# Exploring a new creek



## wallace1 (Dec 8, 2010)

Recently bought an old canoe off craigslist in the hopes that it would enable us to bring the pup with us when we float. Today was the first time trying it with him and it went about as well as trying to get a hyped up 2 year old GSP to sit in a canoe could be expected to go. He didn't flip us and probably spent a third of the trip in the canoe with no major issues. To his delight the water was extremely low and he was able to swim or run the bank and keep up with us the rest of the time. The low water caused us to drag a couple times but it wasn't bad.
















He even let me fish a couple of the more promising holes. Fishing was about what I've come to expect from the creeks around here. A couple decent bream and a shot at a bass or 2. Fish are still rising to a boogle bug so thats all i fished today.
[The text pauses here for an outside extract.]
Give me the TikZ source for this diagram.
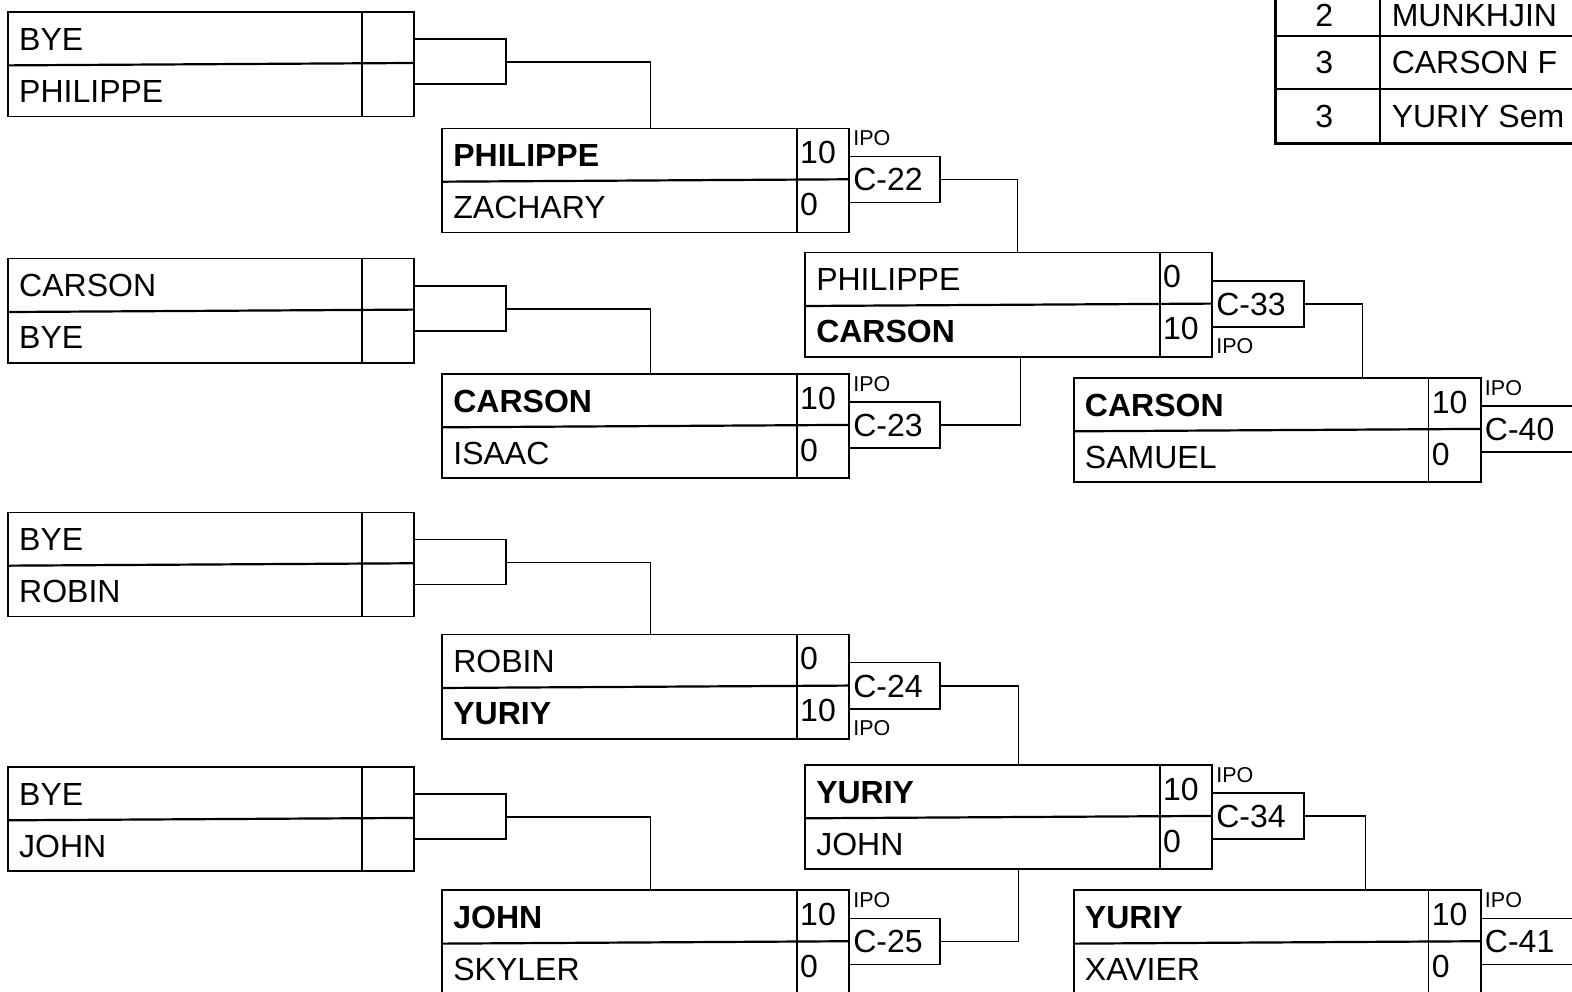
\documentclass[tikz,border=0pt]{standalone}
\usepackage{fontspec}
\setmainfont{Liberation Sans}
\usetikzlibrary{calc}
\newcommand\fsbig{\fontsize{32}{38}\selectfont}
\newcommand\fssmall{\fontsize{21.5}{25}\selectfont}
\tikzset{
  boxline/.style={line width=1.6pt},
  midline/.style={line width=2.2pt},
  conn/.style={line width=1.6pt},
  mbox/.style={draw, line width=1.6pt, minimum height=104.3pt, inner sep=0pt, outer sep=0pt, anchor=north west},
  lbox/.style={draw, line width=1.6pt, minimum width=91pt, minimum height=46pt, inner sep=0pt, outer sep=0pt, anchor=north west},
  pname/.style={font=\fsbig, inner sep=0pt, anchor=base west},
  pscore/.style={font=\fsbig, inner sep=0pt, anchor=base west},
  ipotext/.style={font=\fssmall, inner sep=0pt, anchor=base west},
  tnum/.style={font=\fsbig, inner sep=0pt, anchor=base},
}
\newcommand\matchgrid[8]{%
  \node[mbox, minimum width=#8pt] (#1) at (#2,#3) {};
  \draw[midline] ($(#1.west)+(0,1.2)$) -- ($(#1.east)+(0,-1.2)$);
  \draw[boxline] ($(#1.north east)+(-52,0)$) -- ($(#1.south east)+(-52,0)$);
  \node[pname] (#1-a) at ($(#1.north west)+(11,38)$) {#4};
  \node[pname] (#1-b) at ($(#1.north west)+(11,90)$) {#6};
  \node[pscore] (#1-as) at ($(#1.north east)+(-49,35)$) {#5};
  \node[pscore] (#1-bs) at ($(#1.north east)+(-49,87)$) {#7};
}
\newcommand\mlabel[4]{% match, label node, text, width
  \node[lbox, minimum width=#4pt] (#2) at ($(#1.north east)+(0,28)$) {};
  \node[pname] (#2-t) at ($(#1.north east)+(4,62.5)$) {#3};
}
\newcommand\ipoabove[2]{\node[ipotext] (#2) at ($(#1.north east)+(4,17)$) {IPO};}
\newcommand\ipobelow[2]{\node[ipotext] (#2) at ($(#1.north east)+(4,101)$) {IPO};}
\begin{document}
\begin{tikzpicture}[x=1.00255pt,y=-1.00255pt]
\useasboundingbox (0,0) rectangle (1568,988.5);
\clip (0,0) rectangle (1568,988.5);
\fill[white] (0,0) rectangle (1568,988.5);

% Round 1
\matchgrid{A}{8}{12}{BYE}{}{PHILIPPE}{}{406}
\matchgrid{B}{8}{258}{CARSON}{}{BYE}{}{406}
\matchgrid{C}{8}{511}{BYE}{}{ROBIN}{}{406}
\matchgrid{D}{8}{765}{BYE}{}{JOHN}{}{406}

% Round 2
\matchgrid{E}{441}{128}{\textbf{PHILIPPE}}{10}{ZACHARY}{0}{407}
\matchgrid{F}{441}{373}{\textbf{CARSON}}{10}{ISAAC}{0}{407}
\matchgrid{G}{441}{633}{ROBIN}{0}{\textbf{YURIY}}{10}{407}
\matchgrid{H}{441}{888}{\textbf{JOHN}}{10}{SKYLER}{0}{407}
\mlabel{E}{C22}{C-22}{91}\ipoabove{E}{ipoE}
\mlabel{F}{C23}{C-23}{91}\ipoabove{F}{ipoF}
\mlabel{G}{C24}{C-24}{91}\ipobelow{G}{ipoG}
\mlabel{H}{C25}{C-25}{91}\ipoabove{H}{ipoH}

% Round 3
\matchgrid{I}{803}{252}{PHILIPPE}{0}{\textbf{CARSON}}{10}{407}
\matchgrid{J}{803}{763}{\textbf{YURIY}}{10}{JOHN}{0}{407}
\mlabel{I}{C33}{C-33}{92}\ipobelow{I}{ipoI}
\mlabel{J}{C34}{C-34}{92}\ipoabove{J}{ipoJ}

% Round 4
\matchgrid{K}{1071}{377}{\textbf{CARSON}}{10}{SAMUEL}{0}{407}
\matchgrid{L}{1071}{888}{\textbf{YURIY}}{10}{XAVIER}{0}{407}
\mlabel{K}{C40}{C-40}{140}\ipoabove{K}{ipoK}
\mlabel{L}{C41}{C-41}{140}\ipoabove{L}{ipoL}

% Round 1 brackets
\foreach \m/\n in {A/E,B/F,C/G,D/H}{
  \draw[conn] ($(\m.north east)+(0,27)$) -- ++(92,0) -- ++(0,45) -- ++(-92,0);
  \draw[conn] ($(\m.north east)+(92,50)$) -| ($(\n.north west)+(208,0)$);
}

% Round 2 -> 3
\draw[conn] (C22.east) -| ($(I.north west)+(212,0)$);
\draw[conn] (C23.east) -| ($(I.south west)+(215,0)$);
\draw[conn] (C24.east) -| ($(J.north west)+(213,0)$);
\draw[conn] (C25.east) -| ($(J.south west)+(213,0)$);

% Round 3 -> 4
\draw[conn] (C33.east) -| ($(K.north west)+(288,0)$);
\draw[conn] (C34.east) -| ($(L.north west)+(291,0)$);

% Table (top right)
\draw[line width=2pt] (1272,36) -- (1610,36);
\draw[line width=2pt] (1272,89) -- (1610,89);
\draw[line width=2pt] (1376,-20) -- (1376,143);
\draw[line width=3pt] (1272,-20) -- (1272,143) -- (1610,143);
\node[tnum] (t1n) at (1321,26.5) {2};
\node[tnum] (t2n) at (1321,73.5) {3};
\node[tnum] (t3n) at (1321,127.5) {3};
\node[pname] (t1) at (1388,26.5) {MUNKHJIN};
\node[pname] (t2) at (1388,73.5) {CARSON F};
\node[pname] (t3) at (1388,127.5) {YURIY Sem};
\end{tikzpicture}
\end{document}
Also, saw some tracks from the locals. Thinking deer?


----------



## Breeze (Mar 23, 2012)

Yeap. Thats deer tracks. We were out in our canoe today too on Juniper. Pulled up to one spot and looked like the deer are using that area for family reunions. Tons of tracks all over that place as well as some small bear tracks. One of these days we will take our labs out with us. 

Sent from my LGMS330 using Tapatalk


----------



## wallace1 (Dec 8, 2010)

Did you do red rock to indian ford? It was our first time there and definitely one of the prettier creeks we've floated so far.


----------



## Breeze (Mar 23, 2012)

We put in and took out at red rock. We only take one vehicle so always puy in and take out at the same spot 

Sent from my LGMS330 using Tapatalk


----------